Sarah Patton, friend and baker at Baking Bedlamite, tried out the recipe Rhubarb Pie – A la Joy using her green rhubarb plant that grows in her back yard in Geneva, Switzerland.
sarahpatto says
Ooooooh… looks fabulous! I love the six crust pie recipe too! Very practical. Have to investigate the rhubarb bush. It’s huge but none of the stalks are turning red!
Cooky says
You will love the pie crust, Sarah, and my theory is if you are going to the trouble to make one, why not make six, right?! There are types of rhubarb, the sweeter, more tender rhubarb, that don’t turn crimson but are more delicate and just as delicious than the huge red ones in our local grocery store. Maybe you have that type! From Wikipedia: “The color of rhubarb stalks can vary from the commonly associated crimson red, through speckled light pink, to simply light green. Rhubarb stalks are poetically described as “crimson stalks”. The color results from the presence of anthocyanins, and varies according to both rhubarb variety and production technique.

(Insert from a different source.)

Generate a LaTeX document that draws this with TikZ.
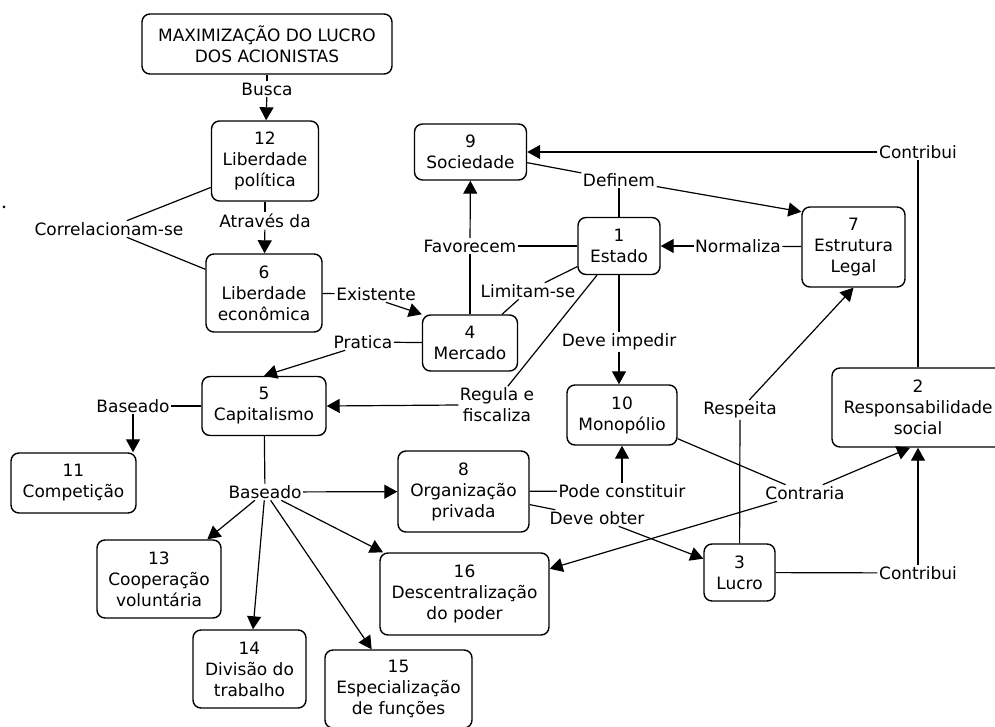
\documentclass[tikz,border=0pt]{standalone}
\usepackage{fontspec}
\setmainfont{DejaVu Sans}
\usetikzlibrary{arrows.meta}
\begin{document}
\begin{tikzpicture}[x=1pt,y=-1pt,
  box/.style={draw, rounded corners=8pt, line width=1.4pt, align=center, inner sep=0pt, font=\fontsize{17}{21}\selectfont},
  lab/.style={align=center, inner sep=1.5pt, font=\fontsize{17}{21}\selectfont},
  con/.style={line width=1.2pt},
  arr/.style={line width=1.2pt, -{Triangle[length=13pt,width=14pt]}},
]
\useasboundingbox (0,0) rectangle (995,727);
\fill (4,207) circle (1.5);
% concept boxes
\node[box, minimum width=250, minimum height=60] (max) at (267,44) {MAXIMIZAÇÃO DO LUCRO\\DOS ACIONISTAS};
\node[box, minimum width=107, minimum height=80] (n12) at (265,161) {12\\Liberdade\\política};
\node[box, minimum width=116, minimum height=78] (n6) at (264,293) {6\\Liberdade\\econômica};
\node[box, minimum width=95, minimum height=56] (n4) at (470,343) {4\\Mercado};
\node[box, minimum width=124, minimum height=59] (n5) at (264,406) {5\\Capitalismo};
\node[box, minimum width=125, minimum height=60] (n11) at (73.5,483) {11\\Competição};
\node[box, minimum width=124, minimum height=78] (n13) at (159,579) {13\\Cooperação\\voluntária};
\node[box, minimum width=113, minimum height=78] (n14) at (249.5,669) {14\\Divisão do\\trabalho};
\node[box, minimum width=147, minimum height=78] (n15) at (398.5,689) {15\\Especialização\\de funções};
\node[box, minimum width=169, minimum height=82] (n16) at (464.5,594) {16\\Descentralização\\do poder};
\node[box, minimum width=131, minimum height=81] (n8) at (463.5,491.5) {8\\Organização\\privada};
\node[box, minimum width=110, minimum height=60] (n10) at (622,415) {10\\Monopólio};
\node[box, minimum width=71, minimum height=57] (n3) at (739.5,572.5) {3\\Lucro};
\node[box, minimum width=172, minimum height=79] (n2) at (918,407.5) {2\\Responsabilidade\\social};
\node[box, minimum width=82, minimum height=57] (n1) at (619,246) {1\\Estado};
\node[box, minimum width=112, minimum height=56] (n9) at (470.5,152) {9\\Sociedade};
\node[box, minimum width=103, minimum height=80] (n7) at (853.5,247) {7\\Estrutura\\Legal};
% linking phrases
\node[lab] (lBusca) at (267,89) {Busca};
\node[lab] (lAtr) at (265,221) {Através da};
\node[lab] (lCorr) at (109,229) {Correlacionam-se};
\node[lab] (lExist) at (376,294) {Existente};
\node[lab] (lPrat) at (363,342) {Pratica};
\node[lab] (lBasL) at (133,406) {Baseado};
\node[lab] (lBasB) at (265,492) {Baseado};
\node[lab] (lPode) at (622,491) {Pode constituir};
\node[lab] (lObter) at (597,518) {Deve obter};
\node[lab] (lContB) at (918,573) {Contribui};
\node[lab] (lContT) at (918,152) {Contribui};
\node[lab] (lDef) at (619,180) {Definem};
\node[lab] (lNorm) at (738,246) {Normaliza};
\node[lab] (lFav) at (470,246) {Favorecem};
\node[lab] (lLim) at (528,291) {Limitam-se};
\node[lab] (lImp) at (619,342) {Deve impedir};
\node[lab] (lReg) at (497,405) {Regula e\\fiscaliza};
\node[lab] (lResp) at (740,410) {Respeita};
\node[lab] (lContr) at (805,493) {Contraria};
% connectors
\draw[con] (max) -- (lBusca); \draw[arr] (lBusca) -- (n12);
\draw[con] (n12) -- (lAtr); \draw[arr] (lAtr) -- (n6);
\draw[con] (n12.206) -- (lCorr.25); \draw[con] (lCorr.-25) -- (n6.158);
\draw[con] (n6) -- (lExist); \draw[arr] (lExist.-40) -- (n4.north west);
\draw[con] (n4) -- (lPrat); \draw[arr] (lPrat.205) -- (n5.north);
\draw[con] (n5) -- (lBasL); \draw[arr] (lBasL) -- (lBasL |- n11.north);
\draw[con] (n5) -- (lBasB);
\draw[arr] (lBasB) -- (n8);
\draw[arr] (lBasB) -- (n13);
\draw[arr] (lBasB) -- (n14);
\draw[arr] (lBasB) -- (n15);
\draw[arr] (lBasB) -- (n16);
\draw[con] (n1) -- (lFav); \draw[con] (n4) -- (lFav); \draw[arr] (lFav) -- (n9);
\draw[con] (n1) -- (lLim); \draw[con] (lLim) -- (n4);
\draw[con] (n1.233) -- (lReg.60); \draw[arr] (lReg.west) -- (n5.east);
\draw[con] (n1) -- (lImp); \draw[arr] (lImp) -- (lImp |- n10.north);
\draw[con] (n9) -- (lDef); \draw[arr] (lDef) -- (n7.146); \draw[con] (lDef) -- (n1);
\draw[con] (n7) -- (lNorm); \draw[arr] (lNorm) -- (n1);
\draw[con] (n2) -- (lContT); \draw[arr] (lContT) -- (n9);
\draw[con] (n3) -- (lContB); \draw[arr] (lContB) -- (n2);
\draw[con] (n8) -- (lPode); \draw[arr] (lPode) -- (n10);
\draw[con] (n8) -- (lObter); \draw[arr] (lObter) -- (n3);
\draw[con] (lResp) -- (n3); \draw[arr] (lResp) -- (n7.south);
\draw[con] (n10) -- (lContr); \draw[arr] (lContr.25) -- ([xshift=-8]n2.south); \draw[arr] (lContr) -- (n16);
\end{tikzpicture}
\end{document}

The color is not related to its suitability for cooking:[8] The green-stalked rhubarb is more robust and has a higher yield, but the red-coloured stalks are much more popular with consumers.”
This was really a popular veggie-treated-as-fruit-in-pie, a.k.a., the “pie fruit” in the inter-war period so it’s no wonder people our parents’ age love rhubarb.
sarahpatto says
Wikkipedia knows all! I’ve tasted the green stalks from the bush in my backyard and actually they seem fine – maybe not as sour even as the red kind. Am glad you looked it up – I guess I’ve been worried that they’re somehow poisonous but makes sense that it’s just another variety. Will feed it to the dog first to be sure.
Cooky says
LOL–the Beefeater doggie! Just don’t feed him the leaves, they are the poisonous part, though I think you need to eat at least 5 kg to poison yourself with rhubarb leaves.